By Michelle Graff

In re-capping 2010 with retailers, I had a number of them tell me that business was up during the course of the year, but all with one interesting footnote: Sales were off in the months when they would traditionally see a lot of business--say, for instance, May for Mother’s Day--while the store was bustling in other months when business is usually dead.

“There is no rhyme or reason anymore,” one Arkansas retailer who’s been in business for more than 40 years told me.

Similar comments came from a jeweler in Louisiana and a store manager in California. The California retailer conjectured that the media might play a role, with consumers’ penchant for spending ebbing and flowing in tandem with the news about the stock market and unemployment.
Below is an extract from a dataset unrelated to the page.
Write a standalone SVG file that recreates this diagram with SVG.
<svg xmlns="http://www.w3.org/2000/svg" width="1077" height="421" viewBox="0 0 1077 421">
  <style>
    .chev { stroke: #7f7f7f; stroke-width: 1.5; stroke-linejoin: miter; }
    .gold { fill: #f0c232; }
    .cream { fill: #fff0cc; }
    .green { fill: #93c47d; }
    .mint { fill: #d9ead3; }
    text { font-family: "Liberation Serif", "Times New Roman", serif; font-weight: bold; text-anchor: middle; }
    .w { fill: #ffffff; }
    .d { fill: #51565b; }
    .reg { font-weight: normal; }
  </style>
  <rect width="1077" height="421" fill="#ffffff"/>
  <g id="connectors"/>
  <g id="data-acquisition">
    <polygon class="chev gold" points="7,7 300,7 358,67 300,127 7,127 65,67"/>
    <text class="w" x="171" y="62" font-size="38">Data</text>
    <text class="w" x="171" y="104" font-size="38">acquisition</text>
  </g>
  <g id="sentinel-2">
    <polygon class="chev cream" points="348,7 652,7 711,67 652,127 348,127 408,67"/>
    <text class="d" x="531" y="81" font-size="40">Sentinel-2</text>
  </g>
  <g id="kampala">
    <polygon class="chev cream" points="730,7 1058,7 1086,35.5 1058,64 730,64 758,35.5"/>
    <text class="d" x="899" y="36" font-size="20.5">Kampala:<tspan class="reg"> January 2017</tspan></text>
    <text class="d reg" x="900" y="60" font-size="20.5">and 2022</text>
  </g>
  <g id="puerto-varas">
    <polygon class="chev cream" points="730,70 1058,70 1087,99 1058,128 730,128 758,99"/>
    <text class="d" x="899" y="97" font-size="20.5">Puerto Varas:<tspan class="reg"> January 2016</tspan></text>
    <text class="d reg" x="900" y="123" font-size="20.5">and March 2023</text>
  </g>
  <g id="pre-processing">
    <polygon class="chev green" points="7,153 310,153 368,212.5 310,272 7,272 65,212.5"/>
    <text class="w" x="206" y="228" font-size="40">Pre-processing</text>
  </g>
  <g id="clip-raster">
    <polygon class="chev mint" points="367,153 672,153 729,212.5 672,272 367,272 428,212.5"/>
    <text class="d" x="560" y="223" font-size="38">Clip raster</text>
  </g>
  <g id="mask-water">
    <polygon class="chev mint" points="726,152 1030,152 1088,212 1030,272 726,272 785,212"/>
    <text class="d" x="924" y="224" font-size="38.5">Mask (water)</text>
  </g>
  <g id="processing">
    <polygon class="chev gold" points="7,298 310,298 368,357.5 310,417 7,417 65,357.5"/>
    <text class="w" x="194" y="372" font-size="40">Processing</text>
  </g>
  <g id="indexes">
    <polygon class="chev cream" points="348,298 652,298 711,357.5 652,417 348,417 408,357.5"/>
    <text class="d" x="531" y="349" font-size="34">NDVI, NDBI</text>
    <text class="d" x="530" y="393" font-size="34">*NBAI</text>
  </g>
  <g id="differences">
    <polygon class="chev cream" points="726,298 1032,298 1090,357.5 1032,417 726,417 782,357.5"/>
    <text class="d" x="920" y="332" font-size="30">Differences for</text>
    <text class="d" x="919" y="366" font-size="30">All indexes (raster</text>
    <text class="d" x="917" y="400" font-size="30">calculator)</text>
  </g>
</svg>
The media, said industry analyst and Interactive Group President Jeff Taraschi, definitely has a greater impact on consumer spending these days. He said consumers today are “highly aware” of what celebrities wear to awards ceremonies--such as the recently-aired Academy Awards--thanks to the instant reports that pop up on the Internet nearly the same minute our so-beloved stars step onto the red carpet.

That can drive demand for a certain look or style just as, conversely, news about rising gas prices can cause consumers to clamp down on their spending.

“People who read are influenced by positives from the press and negatives from the press. I think that’s part of the equation,” Taraschi said.

But, he said, it’s not the whole story. He said the idea that retailers today don’t know how to anticipate what will be their busy months is “almost archaic.”

Today’s consumer is super-busy (though with what I’m not exactly sure since we have gadgets designed to make everything easier, but that’s probably a subject for another blog). People today want to “pack more into their life,” said Taraschi, so the idea of being able to shop by appointment or buy something online at the exact moment they have free during the day is ultra-appealing.

And while retailers shouldn’t completely abandon traditional forms of marketing, they do need to focus on being in touch with their customers 24 hours a day, 7 days a week, 365 days a year. They need to stop worrying about where all the Mother’s Day shoppers are in May or the engagement ring buyers in November and give people a reason to come into the store at any time. 

Do a blog, send out a newsletter every season introducing your new collections, get a Facebook page, Tweet, sell online--anything that helps you virtually connect with your customers and brings people in to the store. It’s a point that’s been made over and over to retailers but one that definitely bears repeating.

“[Jewelers] have to be relevant to people who want to shop on demand rather than waiting for occasions,” Taraschi said.